When we got to London, 6 policemen waited at the end of the finger, checking our passports (and actually making a point of comparing my baby with the photo on her passport!) before allowing us the honor of treading on Heathrow's ground, as we made our way to the official passport control and customs. We don't get this personalized welcome coming from other countries, although I'm sure this special treatment applies to countries other than Syria as well.

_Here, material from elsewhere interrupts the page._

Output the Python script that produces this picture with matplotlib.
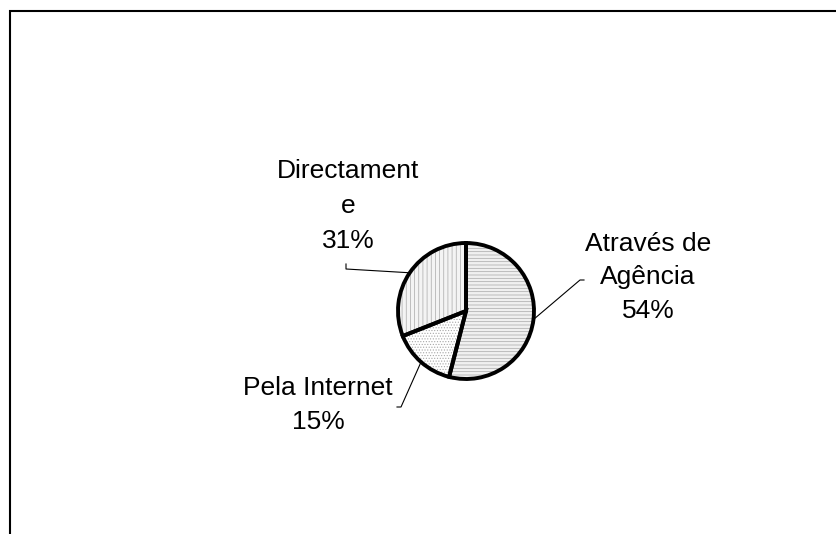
import numpy as np
import matplotlib
matplotlib.use("Agg")
import matplotlib.pyplot as plt
from matplotlib.patches import Rectangle

labels = ["Através de\nAgência", "Pela Internet", "Directament\ne"]
values = [54, 15, 31]
hatches = ["-----", "......", "||||"]
faces = ["#f0f0f0", "#ffffff", "#f4f4f4"]

plt.rcParams['font.family'] = ['Liberation Sans', 'DejaVu Sans']
plt.rcParams['hatch.linewidth'] = 0.5

W, H = 837, 534
fig = plt.figure(figsize=(W / 100, H / 100), dpi=100)
ax = fig.add_axes([0, 0, 1, 1])
ax.set_xlim(0, W)
ax.set_ylim(0, H)
ax.set_aspect('equal')
ax.axis('off')

center = (466, H - 311)
radius = 68

# frame (cropped chart-area border)
ax.add_patch(Rectangle((10, -20), W + 20, H - 10.5 + 20, fill=False,
                       edgecolor='black', linewidth=1.5, clip_on=False))

# hatched fills
wedges, _ = ax.pie(values, startangle=90, counterclock=False, center=center,
                   radius=radius, colors=faces,
                   wedgeprops=dict(edgecolor='#a8a8a8', linewidth=0))
for w, h in zip(wedges, hatches):
    w.set_hatch(h)
# outlines
ax.pie(values, startangle=90, counterclock=False, center=center,
       radius=radius, colors=['none'] * 3,
       wedgeprops=dict(edgecolor='black', linewidth=2.8, fill=False))
ax.set_xlim(0, W)
ax.set_ylim(0, H)

# labels with leader lines
pcts = [f"{v}%" for v in values]
text_pos = [(648, H - 277), (318, H - 405), (348, H - 206)]
elbows = [[(580, H - 280), (584, H - 280)],
          [(401, H - 407), (397, H - 407)],
          [(346, H - 269), (346, H - 264)]]
spacings = [1.5, 1.5, 1.6]
for w, lab, pct, tp, el, ls in zip(wedges, labels, pcts, text_pos, elbows, spacings):
    ang = np.deg2rad((w.theta1 + w.theta2) / 2)
    ex = center[0] + radius * np.cos(ang)
    ey = center[1] + radius * np.sin(ang)
    xs = [ex] + [p[0] for p in el]
    ys = [ey] + [p[1] for p in el]
    ax.plot(xs, ys, color='black', linewidth=0.8, zorder=1)
    ax.text(tp[0], tp[1], f"{lab}\n{pct}", ha='center', va='center',
            fontsize=19, linespacing=ls)

fig.savefig("out.png", dpi=100)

To top it off, in spite of my frustrating experience with the fallacy of British helpfulness, I had made the mistake of assuming someone at Heathrow would actually help a woman with a baby (and pram and car seat) and the luggage cart. Of course, it was a Syrian man who first helped me with my suitcases, without my asking. But as I took time to settle the baby and the other small bags, and after having been informed that nobody from the airport would be helping me, I found myself pushing both along to get through customs and to my waiting husband outside. The British customs officers stood there, arms folded, observing me as I struggled to push one item after another, holding on tightly to my baby. You guessed it: it was two foreign gentlemen, an American and a German, who swept to my rescue, each taking an item (on top of their own luggage) and insisting I just follow them.

I've been to many places around the world, but I have never ever experienced the rudeness – or, even worse, the indifference – I see in London. As I don't drive in London, and having gotten to use the public transport system frequently, I was shocked to realize that even a heavily pregnant woman got no help. Men would turn their faces when they would see me get on a bus, worried they would look guilty sitting down. Standing in line to get on buses, I even got pushed a couple of times, and several men and women overtook me several times to rush to the remaining free seats before I even dreamt of sitting down myself. In fact, I will always remember the ONE time a man offered me his seat – and that's because he was French! As for women, 3 of them offered their seats during the entire length of my pregnancy. And here I am honestly not exaggerating. Welcome to Britain.